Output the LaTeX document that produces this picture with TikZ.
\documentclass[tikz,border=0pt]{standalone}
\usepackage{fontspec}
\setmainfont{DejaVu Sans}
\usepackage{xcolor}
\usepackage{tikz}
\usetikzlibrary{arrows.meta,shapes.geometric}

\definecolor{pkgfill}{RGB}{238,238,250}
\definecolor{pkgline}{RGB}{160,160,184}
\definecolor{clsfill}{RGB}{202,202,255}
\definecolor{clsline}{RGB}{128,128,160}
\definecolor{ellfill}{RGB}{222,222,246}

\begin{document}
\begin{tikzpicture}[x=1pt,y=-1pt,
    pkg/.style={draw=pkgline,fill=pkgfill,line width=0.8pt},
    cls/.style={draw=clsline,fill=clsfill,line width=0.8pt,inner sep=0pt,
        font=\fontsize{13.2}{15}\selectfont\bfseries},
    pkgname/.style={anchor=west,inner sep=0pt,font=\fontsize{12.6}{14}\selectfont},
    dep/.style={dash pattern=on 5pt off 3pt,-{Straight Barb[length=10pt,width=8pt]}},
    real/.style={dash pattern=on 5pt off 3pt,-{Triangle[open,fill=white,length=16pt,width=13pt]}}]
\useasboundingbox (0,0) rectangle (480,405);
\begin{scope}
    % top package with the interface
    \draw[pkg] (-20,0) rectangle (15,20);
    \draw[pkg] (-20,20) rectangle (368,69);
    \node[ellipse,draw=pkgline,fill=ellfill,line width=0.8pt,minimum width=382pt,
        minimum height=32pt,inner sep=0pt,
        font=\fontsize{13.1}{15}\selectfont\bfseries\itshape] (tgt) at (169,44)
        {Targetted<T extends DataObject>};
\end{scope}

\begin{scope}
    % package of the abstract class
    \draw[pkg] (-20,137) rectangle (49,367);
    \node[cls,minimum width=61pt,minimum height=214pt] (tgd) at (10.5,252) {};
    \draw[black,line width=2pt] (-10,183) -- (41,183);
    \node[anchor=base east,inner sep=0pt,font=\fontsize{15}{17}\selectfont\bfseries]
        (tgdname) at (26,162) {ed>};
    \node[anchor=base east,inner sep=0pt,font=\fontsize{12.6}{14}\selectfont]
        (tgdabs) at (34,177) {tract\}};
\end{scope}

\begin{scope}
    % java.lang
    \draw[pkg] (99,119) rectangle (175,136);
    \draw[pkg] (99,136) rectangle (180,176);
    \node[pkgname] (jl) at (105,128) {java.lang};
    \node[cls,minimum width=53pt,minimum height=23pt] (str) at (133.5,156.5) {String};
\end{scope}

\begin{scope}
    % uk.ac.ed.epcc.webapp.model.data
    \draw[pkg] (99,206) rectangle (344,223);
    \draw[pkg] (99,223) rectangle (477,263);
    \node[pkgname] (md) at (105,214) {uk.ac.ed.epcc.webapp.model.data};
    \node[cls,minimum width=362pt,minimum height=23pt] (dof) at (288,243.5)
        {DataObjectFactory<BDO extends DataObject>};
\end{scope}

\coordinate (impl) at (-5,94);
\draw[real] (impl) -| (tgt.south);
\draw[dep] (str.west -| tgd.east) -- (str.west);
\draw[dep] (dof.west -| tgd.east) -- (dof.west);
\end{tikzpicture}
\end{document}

# [WORK TO COMPLETE]
Nothing in the listing may be changed; retype it all exactly.

# [FULL SOLUTION]
Output the LaTeX document that produces this picture with TikZ.
\documentclass[tikz,border=0pt]{standalone}
\usepackage{fontspec}
\setmainfont{DejaVu Sans}
\usepackage{xcolor}
\usepackage{tikz}
\usetikzlibrary{arrows.meta,shapes.geometric}

\definecolor{pkgfill}{RGB}{238,238,250}
\definecolor{pkgline}{RGB}{160,160,184}
\definecolor{clsfill}{RGB}{202,202,255}
\definecolor{clsline}{RGB}{128,128,160}
\definecolor{ellfill}{RGB}{222,222,246}

\begin{document}
\begin{tikzpicture}[x=1pt,y=-1pt,
    pkg/.style={draw=pkgline,fill=pkgfill,line width=0.8pt},
    cls/.style={draw=clsline,fill=clsfill,line width=0.8pt,inner sep=0pt,
        font=\fontsize{13.2}{15}\selectfont\bfseries},
    pkgname/.style={anchor=west,inner sep=0pt,font=\fontsize{12.6}{14}\selectfont},
    dep/.style={dash pattern=on 5pt off 3pt,-{Straight Barb[length=10pt,width=8pt]}},
    real/.style={dash pattern=on 5pt off 3pt,-{Triangle[open,fill=white,length=16pt,width=13pt]}}]
\useasboundingbox (0,0) rectangle (480,405);
\begin{scope}
    % top package with the interface
    \draw[pkg] (-20,0) rectangle (15,20);
    \draw[pkg] (-20,20) rectangle (368,69);
    \node[ellipse,draw=pkgline,fill=ellfill,line width=0.8pt,minimum width=382pt,
        minimum height=32pt,inner sep=0pt,
        font=\fontsize{13.1}{15}\selectfont\bfseries\itshape] (tgt) at (169,44)
        {Targetted<T extends DataObject>};
\end{scope}

\begin{scope}
    % package of the abstract class
    \draw[pkg] (-20,137) rectangle (49,367);
    \node[cls,minimum width=61pt,minimum height=214pt] (tgd) at (10.5,252) {};
    \draw[black,line width=2pt] (-10,183) -- (41,183);
    \node[anchor=base east,inner sep=0pt,font=\fontsize{15}{17}\selectfont\bfseries]
        (tgdname) at (26,162) {ed>};
    \node[anchor=base east,inner sep=0pt,font=\fontsize{12.6}{14}\selectfont]
        (tgdabs) at (34,177) {tract\}};
\end{scope}

\begin{scope}
    % java.lang
    \draw[pkg] (99,119) rectangle (175,136);
    \draw[pkg] (99,136) rectangle (180,176);
    \node[pkgname] (jl) at (105,128) {java.lang};
    \node[cls,minimum width=53pt,minimum height=23pt] (str) at (133.5,156.5) {String};
\end{scope}

\begin{scope}
    % uk.ac.ed.epcc.webapp.model.data
    \draw[pkg] (99,206) rectangle (344,223);
    \draw[pkg] (99,223) rectangle (477,263);
    \node[pkgname] (md) at (105,214) {uk.ac.ed.epcc.webapp.model.data};
    \node[cls,minimum width=362pt,minimum height=23pt] (dof) at (288,243.5)
        {DataObjectFactory<BDO extends DataObject>};
\end{scope}

\coordinate (impl) at (-5,94);
\draw[real] (impl) -| (tgt.south);
\draw[dep] (str.west -| tgd.east) -- (str.west);
\draw[dep] (dof.west -| tgd.east) -- (dof.west);
\end{tikzpicture}
\end{document}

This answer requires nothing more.